これからも小説を書き続けると思います。書き専とかいう世にも珍しい人種として。
それでは、書きたいことをぐちゃぐちゃと書き連ねたのであとがきはこれで終わります。満足。
最後に、こんなところまで一緒に走ってくれてありがとう。あなたのおかげで、とても楽しく満ち足りた4年間でした。
ぜひ感想や質問、疑問でもなんでも投げてください。長文で返します。
あと650万字あるのにレビュー1は悲しいので、誰かおすすめしてよ。
どこからどうみてもクレクレですが、最後くらい許してくださいっ……!
じゃあ今度こそ。ありがとう。そしてさようならまたいつか、会える日まで。
『彼らの物語は終わる。しかし、この世界はまだ終わらない』
雨方蛍でした。撤収!
※完結までのいいね総数→3644(ありがとうございました!!)
【おまけ】
こんな作者の自己満でしかないあとがきを最後まで読んでくれたあなたにだけ。特別ですよ。
あえて、最終話のラストで雨方は徹底的にアザミとシトラの子供の名前を語りませんでした。理由は一応あって、それ自体がひとつの伏線(考察)であること。

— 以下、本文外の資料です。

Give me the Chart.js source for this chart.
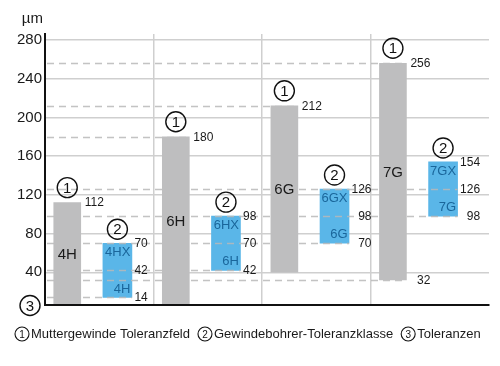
<!DOCTYPE html>
<html lang="de">
<head>
<meta charset="UTF-8">
<title>Toleranzfelder Muttergewinde / Gewindebohrer</title>
<script src="https://cdn.jsdelivr.net/npm/chart.js"></script>
<style>
  body { margin: 0; background: #fff; }
  #chart { display: block; }
</style>
</head>
<body>
<canvas id="chart" width="500" height="366"></canvas>
<script>
// tolerance classes, one column each
const classes = ['4H', '6H', '6G', '7G'];

// ① Muttergewinde Toleranzfeld (µm)
const nutLow = [0, 0, 40, 32];
const nutHigh = [112, 180, 212, 256];
const nutLowLabel = [null, null, null, 32];

// ② Gewindebohrer-Toleranzklasse (µm)
const tapLow = [14, 42, 70, 98];
const tapMid = [42, 70, 98, 126];
const tapHigh = [70, 98, 126, 154];
const tapUpperName = ['4HX', '6HX', '6GX', '7GX'];
const tapLowerName = ['4H', '6H', '6G', '7G'];

// axis + reference lines
const yTicks = [40, 80, 120, 160, 200, 240, 280];
const refLevels = [14, 32, 42, 70, 98, 126, 180, 212, 256];
const legendItems = ['Muttergewinde Toleranzfeld', 'Gewindebohrer-Toleranzklasse', 'Toleranzen'];

const FONT = "'Liberation Sans', Arial, sans-serif";
const NUT_SHIFT = 0.205;   // where the grey bar sits inside its column
const TAP_SHIFT = 0.667;   // where the blue bar sits inside its column
const TEXT = '#1a1a1a';

Chart.defaults.font.family = FONT;
Chart.defaults.color = TEXT;

function circled(ctx, cx, cy, r, digit, size) {
    ctx.save();
    ctx.beginPath();
    ctx.arc(cx, cy, r, 0, Math.PI * 2);
    ctx.lineWidth = r > 8 ? 1.4 : 1.1;
    ctx.strokeStyle = '#111';
    ctx.stroke();
    ctx.fillStyle = '#111';
    ctx.font = size + 'px ' + FONT;
    ctx.textAlign = 'center';
    ctx.textBaseline = 'middle';
    ctx.fillText(digit, cx, cy + 1);
    ctx.restore();
}

// dashed reference lines, drawn right after the blue bars (grey bars cover them)
const refLinesPlugin = {
    id: 'refLines',
    afterDatasetDraw(chart, args) {
        if (args.index !== 1) return;
        const ctx = chart.ctx, area = chart.chartArea, y = chart.scales.y;
        const nutBars = chart.getDatasetMeta(0).data;
        const tapBars = chart.getDatasetMeta(1).data;
        ctx.save();
        ctx.setLineDash([7, 5]);
        ctx.lineWidth = 1.5;
        ctx.strokeStyle = 'rgba(185,185,185,0.85)';
        refLevels.forEach(v => {
            let end = null;
            classes.forEach((c, i) => {
                if (nutLow[i] === v || nutHigh[i] === v) {
                    const b = nutBars[i]; end = Math.max(end || 0, b.x + b.width / 2);
                }
                if (tapLow[i] === v || tapMid[i] === v || tapHigh[i] === v) {
                    const b = tapBars[i]; end = Math.max(end || 0, b.x + b.width / 2);
                }
            });
            if (end === null) return;
            const py = Math.round(y.getPixelForValue(v)) + 0.5;
            ctx.beginPath();
            ctx.moveTo(area.left + 2, py);
            ctx.lineTo(end, py);
            ctx.stroke();
        });
        ctx.restore();
    }
};

// circles, bar names, value labels, unit, legend
const annotatePlugin = {
    id: 'annotate',
    afterDatasetsDraw(chart) {
        const ctx = chart.ctx, area = chart.chartArea, y = chart.scales.y;
        const nutBars = chart.getDatasetMeta(0).data;
        const tapBars = chart.getDatasetMeta(1).data;

        function valueLabels(bar, values, gap) {
            ctx.save();
            ctx.font = '12px ' + FONT;
            ctx.fillStyle = TEXT;
            ctx.textBaseline = 'middle';
            ctx.textAlign = 'right';
            const texts = values.map(String);
            const w = Math.max(...texts.map(t => ctx.measureText(t).width));
            const right = bar.x + bar.width / 2 + gap + w;
            values.forEach((v, k) => ctx.fillText(texts[k], right, y.getPixelForValue(v) + 0.5));
            ctx.restore();
        }

        classes.forEach((c, i) => {
            // grey bar
            const g = nutBars[i];
            const gTop = y.getPixelForValue(nutHigh[i]);
            const gBot = Math.min(area.bottom, y.getPixelForValue(nutLow[i]));
            ctx.save();
            ctx.font = '15px ' + FONT;
            ctx.fillStyle = TEXT;
            ctx.textAlign = 'center';
            ctx.textBaseline = 'middle';
            ctx.fillText(c, g.x, (gTop + gBot) / 2 + 1);
            ctx.restore();
            circled(ctx, g.x, gTop - 15, 10, '1', 15);
            const gVals = [nutHigh[i]];
            if (nutLowLabel[i] !== null) gVals.push(nutLowLabel[i]);
            valueLabels(g, gVals, 4);

            // blue bar
            const b = tapBars[i];
            const bTop = y.getPixelForValue(tapHigh[i]);
            const bBot = y.getPixelForValue(tapLow[i]);
            const bRight = b.x + b.width / 2;
            ctx.save();
            ctx.font = '13px ' + FONT;
            ctx.fillStyle = '#1a669b';
            ctx.textAlign = 'right';
            ctx.textBaseline = 'middle';
            ctx.fillText(tapUpperName[i], bRight - 1.5, bTop + 9.5);
            ctx.fillText(tapLowerName[i], bRight - 1.5, bBot - 8.5);
            ctx.restore();
            circled(ctx, b.x, bTop - 14, 10, '2', 15);
            valueLabels(b, [tapHigh[i], tapMid[i], tapLow[i]], 2.5);
        });

        // unit and ③ at the axis foot
        ctx.save();
        ctx.font = '15px ' + FONT;
        ctx.fillStyle = TEXT;
        ctx.textAlign = 'right';
        ctx.textBaseline = 'middle';
        ctx.fillText('µm', 43, 19);
        ctx.restore();
        circled(ctx, 30, area.bottom + 0.5, 10, '3', 15);

        // legend line
        ctx.save();
        ctx.font = '13px ' + FONT;
        ctx.textBaseline = 'middle';
        ctx.textAlign = 'left';
        ctx.fillStyle = TEXT;
        let x = 15;
        const ly = 334;
        legendItems.forEach((t, k) => {
            circled(ctx, x + 7, ly, 7, String(k + 1), 10);
            ctx.font = '13px ' + FONT;
            ctx.fillStyle = TEXT;
            ctx.fillText(t, x + 16, ly);
            x += 16 + ctx.measureText(t).width + 8;
        });
        ctx.restore();
    }
};

new Chart(document.getElementById('chart'), {
    type: 'bar',
    data: {
        datasets: [
            {
                label: 'Muttergewinde Toleranzfeld',
                data: classes.map((c, i) => ({ x: i + NUT_SHIFT, y: [nutLow[i], nutHigh[i]] })),
                backgroundColor: '#bebebf',
                barThickness: 27,
                grouped: false,
                clip: 0,
                order: 0
            },
            {
                label: 'Gewindebohrer-Toleranzklasse',
                data: classes.map((c, i) => ({ x: i + TAP_SHIFT, y: [tapLow[i], tapHigh[i]] })),
                backgroundColor: '#5ab6e8',
                barThickness: 29,
                grouped: false,
                clip: 0,
                order: 1
            }
        ]
    },
    options: {
        responsive: false,
        animation: false,
        devicePixelRatio: 1,
        layout: { padding: { top: 34, right: 11, bottom: 61, left: 0 } },
        plugins: {
            legend: { display: false },
            tooltip: { enabled: false }
        },
        scales: {
            x: {
                type: 'linear',
                offset: false,
                min: 0,
                max: 4.09,
                afterBuildTicks: s => { s.ticks = [1, 2, 3].map(v => ({ value: v })); },
                afterFit: s => { s.height = 0; },
                ticks: { display: false },
                grid: { color: '#cfcfcf', lineWidth: 1.5, drawTicks: false, offset: false },
                border: { color: '#111', width: 2, z: 1 }
            },
            y: {
                min: 6.2,
                max: 286.2,
                afterBuildTicks: s => { s.ticks = yTicks.map(v => ({ value: v })); },
                afterFit: s => { s.width = 45; },
                ticks: { font: { size: 15 }, color: TEXT, padding: 3 },
                grid: { color: '#cfcfcf', lineWidth: 1.5, drawTicks: false },
                border: { color: '#111', width: 2, z: 1 }
            }
        }
    },
    plugins: [refLinesPlugin, annotatePlugin]
});
</script>
</body>
</html>
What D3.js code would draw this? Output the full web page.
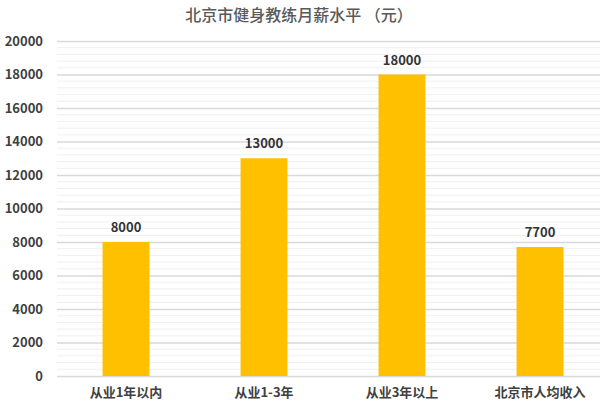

そして何より、アザミとシトラの物語の最後に、新しい物語の主役の一人になる少女の名を出してしまうのは彼らに対して失礼だと思ったからです。そのため‟子供”とか‟女の子”として詳しくは語りませんでした。まぁ、最後にアザミが「メロ」と呼んだので全くの秘密というわけでは無かったですが。
ただここはあとがきですし、別に決まっていない訳でもこんなところまで徹底的に隠す話でもありませんので、最後の最後に公開します。つまりおまけです。
アザミとシトラの子供の名前は、‟メローナ・ミラヴァード”といいます。女の子。ちなみに母親似です。
いつかどこかでこの名前を見るかもしれませんね。あるいはいつか、この家族の日常譚も描いてみたいものです。
はい、今度こそ終わり! 完結まで読んでくださったあなたに、心の底から感謝します!